— SHORT TASK —
Could you retype the lines below, starting at the line holding "Write a Python" and stopping at the line holding "ax.set_facecolor('#ffff99')", inclusive? Copy them exactly and drop the images.

— PROVIDED MATERIAL —
★ ★ ★ ★ ★
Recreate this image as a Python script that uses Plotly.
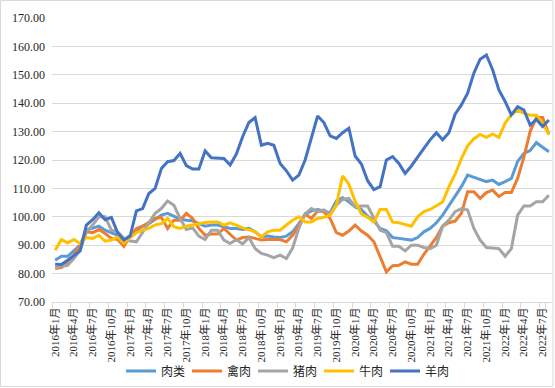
★ ★ ★ ★ ★
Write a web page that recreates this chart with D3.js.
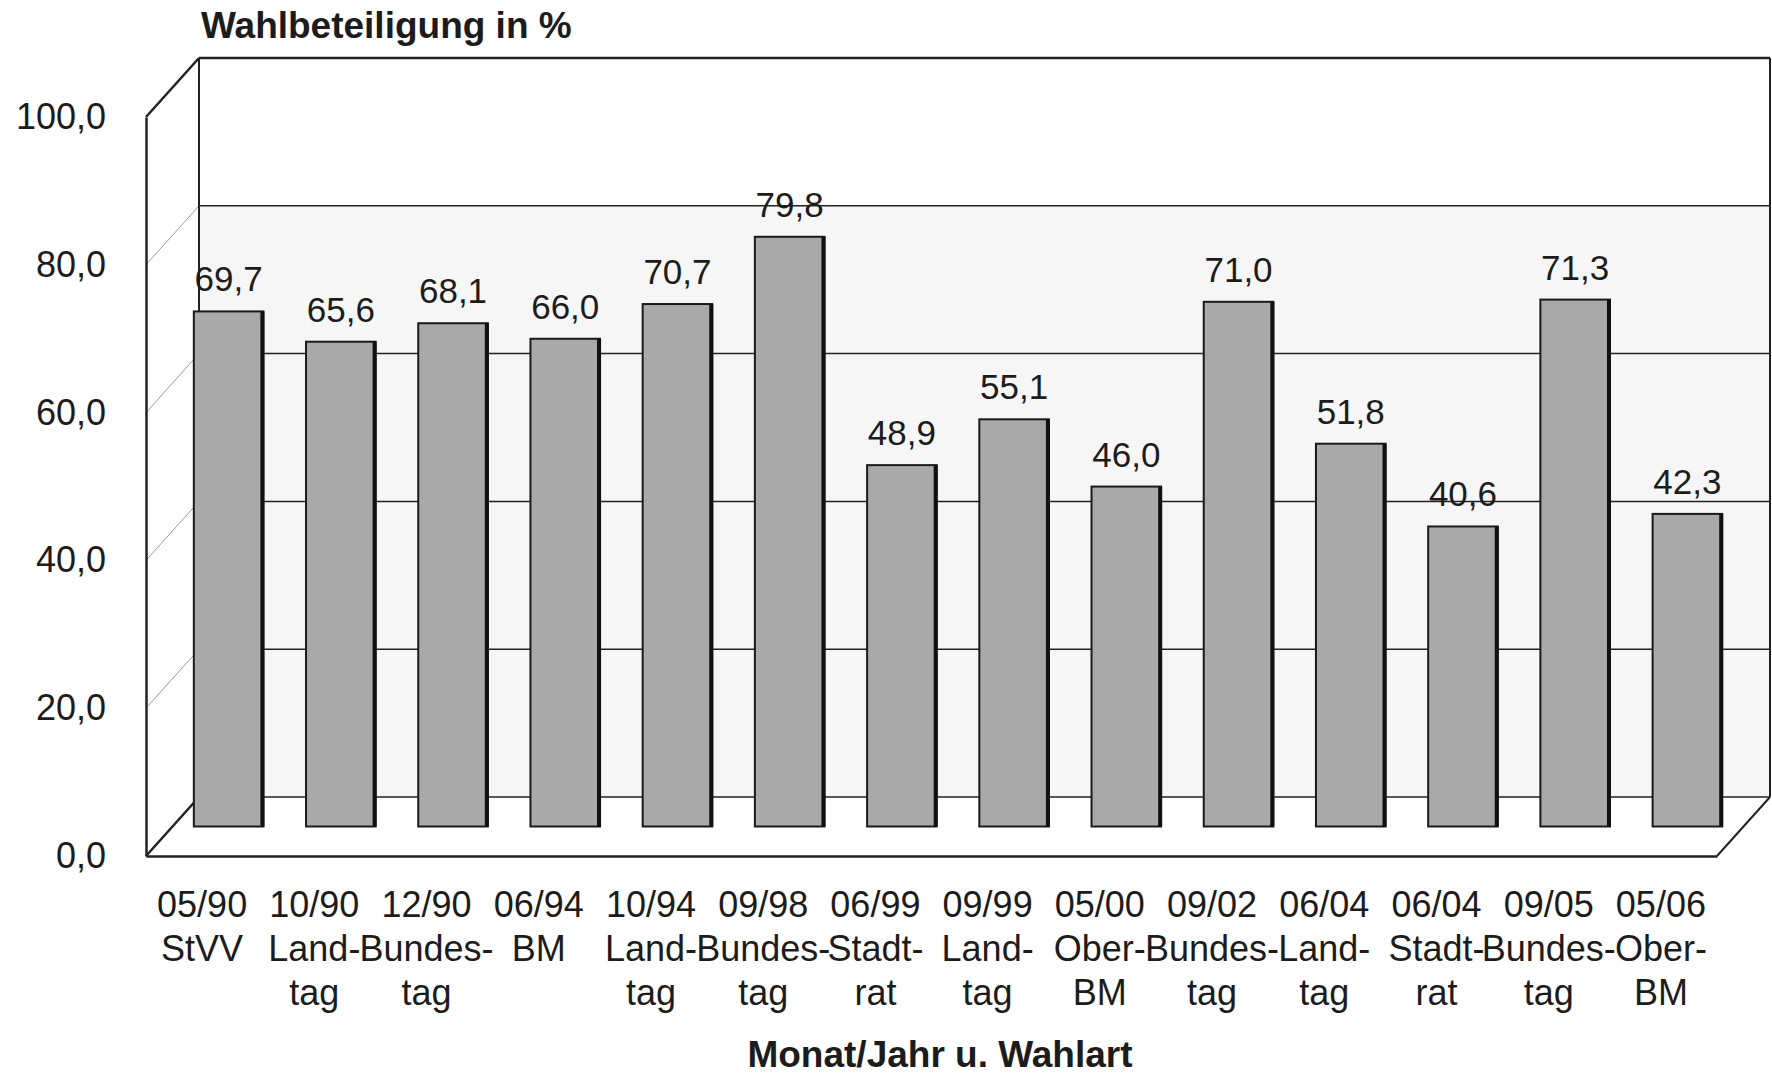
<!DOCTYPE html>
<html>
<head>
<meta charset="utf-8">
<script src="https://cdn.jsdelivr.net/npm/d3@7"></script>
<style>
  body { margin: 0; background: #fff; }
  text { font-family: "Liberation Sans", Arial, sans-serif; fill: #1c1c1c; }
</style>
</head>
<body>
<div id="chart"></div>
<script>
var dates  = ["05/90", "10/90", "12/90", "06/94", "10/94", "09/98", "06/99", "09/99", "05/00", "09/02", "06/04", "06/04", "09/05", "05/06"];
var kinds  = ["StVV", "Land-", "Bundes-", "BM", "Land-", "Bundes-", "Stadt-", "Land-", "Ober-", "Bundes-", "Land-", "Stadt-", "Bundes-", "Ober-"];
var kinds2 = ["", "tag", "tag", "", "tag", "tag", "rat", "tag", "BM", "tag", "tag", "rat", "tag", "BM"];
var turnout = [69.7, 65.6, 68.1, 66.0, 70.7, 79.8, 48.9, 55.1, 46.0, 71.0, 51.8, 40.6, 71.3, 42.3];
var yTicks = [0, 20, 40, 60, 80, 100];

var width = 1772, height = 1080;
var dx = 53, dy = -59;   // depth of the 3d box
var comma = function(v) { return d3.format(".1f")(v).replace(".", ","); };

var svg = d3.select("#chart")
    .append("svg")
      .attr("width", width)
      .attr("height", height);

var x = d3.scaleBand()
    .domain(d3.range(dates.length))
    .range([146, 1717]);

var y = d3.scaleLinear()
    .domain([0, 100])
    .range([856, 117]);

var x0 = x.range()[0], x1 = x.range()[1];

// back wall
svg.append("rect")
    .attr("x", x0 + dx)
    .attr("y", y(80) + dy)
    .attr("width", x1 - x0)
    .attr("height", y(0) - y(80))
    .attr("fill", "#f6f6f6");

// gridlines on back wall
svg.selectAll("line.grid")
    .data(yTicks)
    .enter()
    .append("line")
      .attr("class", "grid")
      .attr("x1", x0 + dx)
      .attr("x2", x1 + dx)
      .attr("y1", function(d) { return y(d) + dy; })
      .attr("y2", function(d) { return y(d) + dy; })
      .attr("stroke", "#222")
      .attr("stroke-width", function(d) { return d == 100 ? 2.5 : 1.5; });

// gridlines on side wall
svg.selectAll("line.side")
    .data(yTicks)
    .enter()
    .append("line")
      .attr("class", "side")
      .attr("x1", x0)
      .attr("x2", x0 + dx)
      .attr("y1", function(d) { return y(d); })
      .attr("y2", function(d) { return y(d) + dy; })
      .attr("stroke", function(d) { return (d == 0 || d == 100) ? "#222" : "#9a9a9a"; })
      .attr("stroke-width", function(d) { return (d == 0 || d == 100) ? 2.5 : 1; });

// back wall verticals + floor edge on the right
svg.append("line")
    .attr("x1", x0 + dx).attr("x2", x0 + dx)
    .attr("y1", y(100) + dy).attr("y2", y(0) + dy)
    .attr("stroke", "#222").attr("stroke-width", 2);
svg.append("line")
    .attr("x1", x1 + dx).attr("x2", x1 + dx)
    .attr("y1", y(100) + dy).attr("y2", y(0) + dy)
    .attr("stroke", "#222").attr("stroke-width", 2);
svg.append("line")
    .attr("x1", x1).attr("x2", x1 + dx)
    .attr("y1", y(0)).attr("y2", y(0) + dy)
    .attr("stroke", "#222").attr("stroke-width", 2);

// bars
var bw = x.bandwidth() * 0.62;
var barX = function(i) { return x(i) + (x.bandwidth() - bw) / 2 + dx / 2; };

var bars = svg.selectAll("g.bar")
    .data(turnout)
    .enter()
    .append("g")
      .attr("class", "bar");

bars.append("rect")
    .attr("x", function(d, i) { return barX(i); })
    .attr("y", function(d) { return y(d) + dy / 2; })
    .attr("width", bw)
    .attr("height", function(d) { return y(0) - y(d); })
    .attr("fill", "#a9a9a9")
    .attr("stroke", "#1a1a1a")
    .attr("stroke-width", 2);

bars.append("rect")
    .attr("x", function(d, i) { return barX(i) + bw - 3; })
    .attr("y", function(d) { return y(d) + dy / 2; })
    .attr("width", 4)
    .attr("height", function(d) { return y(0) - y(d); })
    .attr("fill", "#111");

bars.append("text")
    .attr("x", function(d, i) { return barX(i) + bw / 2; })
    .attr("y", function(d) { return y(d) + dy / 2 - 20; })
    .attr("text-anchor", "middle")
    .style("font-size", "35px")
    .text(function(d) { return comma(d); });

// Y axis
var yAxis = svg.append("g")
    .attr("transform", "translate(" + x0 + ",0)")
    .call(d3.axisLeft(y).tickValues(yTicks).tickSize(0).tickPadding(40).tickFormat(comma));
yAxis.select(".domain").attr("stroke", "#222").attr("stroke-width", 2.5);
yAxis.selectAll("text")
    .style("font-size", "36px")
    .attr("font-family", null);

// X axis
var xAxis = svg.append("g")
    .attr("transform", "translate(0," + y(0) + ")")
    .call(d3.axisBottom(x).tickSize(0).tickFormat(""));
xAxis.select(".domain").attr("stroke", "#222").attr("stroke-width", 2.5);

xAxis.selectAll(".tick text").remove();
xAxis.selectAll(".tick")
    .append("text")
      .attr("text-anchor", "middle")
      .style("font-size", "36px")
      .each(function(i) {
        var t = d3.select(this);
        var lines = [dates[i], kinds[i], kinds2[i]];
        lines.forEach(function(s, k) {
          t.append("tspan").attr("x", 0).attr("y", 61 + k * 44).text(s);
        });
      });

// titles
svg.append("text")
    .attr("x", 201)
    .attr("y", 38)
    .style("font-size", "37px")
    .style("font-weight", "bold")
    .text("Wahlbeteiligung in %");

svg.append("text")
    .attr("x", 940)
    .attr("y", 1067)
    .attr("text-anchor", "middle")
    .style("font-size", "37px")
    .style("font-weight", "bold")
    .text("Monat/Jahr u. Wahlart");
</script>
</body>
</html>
★ ★ ★ ★ ★
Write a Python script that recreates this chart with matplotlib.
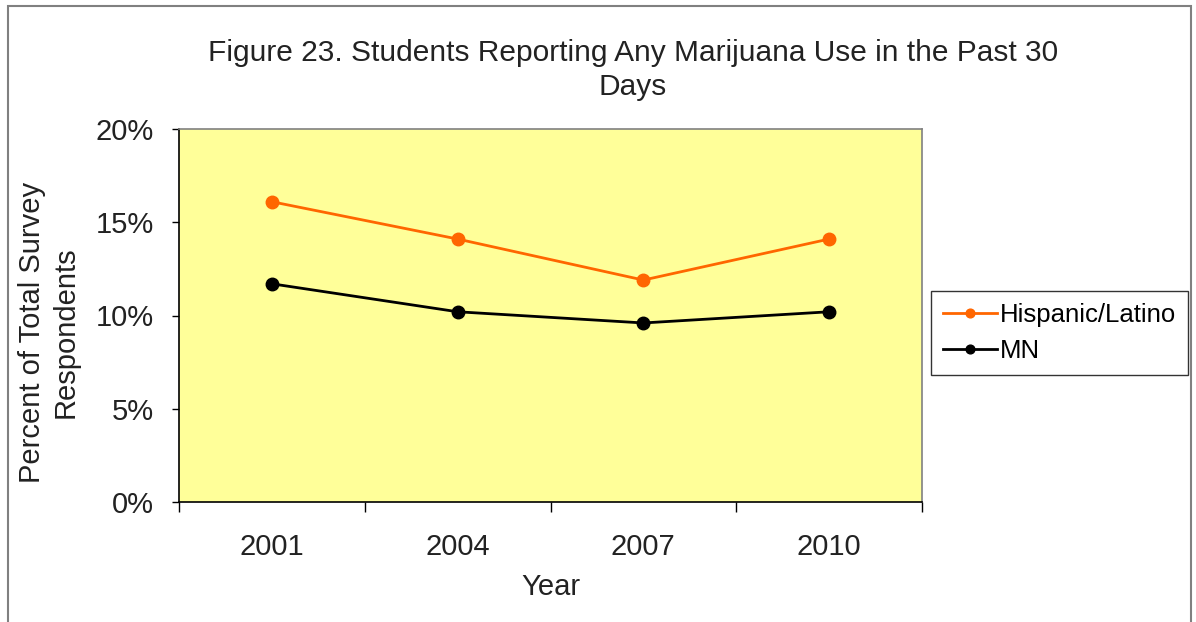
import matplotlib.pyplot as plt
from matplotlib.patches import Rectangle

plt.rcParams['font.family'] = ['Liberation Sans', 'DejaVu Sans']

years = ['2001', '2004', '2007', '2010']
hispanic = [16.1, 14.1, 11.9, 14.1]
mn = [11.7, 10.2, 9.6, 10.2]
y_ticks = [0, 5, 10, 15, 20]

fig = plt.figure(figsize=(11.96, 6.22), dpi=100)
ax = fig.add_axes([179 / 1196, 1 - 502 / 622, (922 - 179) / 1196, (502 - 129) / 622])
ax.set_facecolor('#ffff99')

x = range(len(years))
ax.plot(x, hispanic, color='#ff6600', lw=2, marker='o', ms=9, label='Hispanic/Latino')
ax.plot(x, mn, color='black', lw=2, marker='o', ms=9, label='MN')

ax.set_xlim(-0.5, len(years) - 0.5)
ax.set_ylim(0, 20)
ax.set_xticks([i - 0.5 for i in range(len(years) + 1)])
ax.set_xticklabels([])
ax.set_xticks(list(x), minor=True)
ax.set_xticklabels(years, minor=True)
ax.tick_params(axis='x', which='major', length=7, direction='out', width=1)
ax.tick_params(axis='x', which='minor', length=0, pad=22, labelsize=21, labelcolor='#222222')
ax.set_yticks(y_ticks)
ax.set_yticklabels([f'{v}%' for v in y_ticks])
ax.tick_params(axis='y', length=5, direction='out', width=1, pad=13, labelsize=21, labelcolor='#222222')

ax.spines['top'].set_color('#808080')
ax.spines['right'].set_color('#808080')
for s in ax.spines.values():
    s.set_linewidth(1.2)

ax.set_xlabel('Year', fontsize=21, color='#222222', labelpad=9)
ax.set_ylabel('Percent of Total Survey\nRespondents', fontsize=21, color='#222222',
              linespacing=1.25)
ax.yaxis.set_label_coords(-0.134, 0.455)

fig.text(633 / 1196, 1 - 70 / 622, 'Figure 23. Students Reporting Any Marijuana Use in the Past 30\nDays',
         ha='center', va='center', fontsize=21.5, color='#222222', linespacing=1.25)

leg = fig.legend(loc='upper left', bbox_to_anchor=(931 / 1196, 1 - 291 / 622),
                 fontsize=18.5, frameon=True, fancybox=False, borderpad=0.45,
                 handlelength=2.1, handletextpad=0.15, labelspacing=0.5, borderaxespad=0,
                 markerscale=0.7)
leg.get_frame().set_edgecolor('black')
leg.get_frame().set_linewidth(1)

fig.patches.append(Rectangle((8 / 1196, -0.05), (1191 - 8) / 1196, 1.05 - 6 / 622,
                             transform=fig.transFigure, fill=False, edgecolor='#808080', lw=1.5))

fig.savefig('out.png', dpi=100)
★ ★ ★ ★ ★
— TASK RESPONSE —
Write a Python script that recreates this chart with matplotlib.
import matplotlib.pyplot as plt
from matplotlib.patches import Rectangle

plt.rcParams['font.family'] = ['Liberation Sans', 'DejaVu Sans']

years = ['2001', '2004', '2007', '2010']
hispanic = [16.1, 14.1, 11.9, 14.1]
mn = [11.7, 10.2, 9.6, 10.2]
y_ticks = [0, 5, 10, 15, 20]

fig = plt.figure(figsize=(11.96, 6.22), dpi=100)
ax = fig.add_axes([179 / 1196, 1 - 502 / 622, (922 - 179) / 1196, (502 - 129) / 622])
ax.set_facecolor('#ffff99')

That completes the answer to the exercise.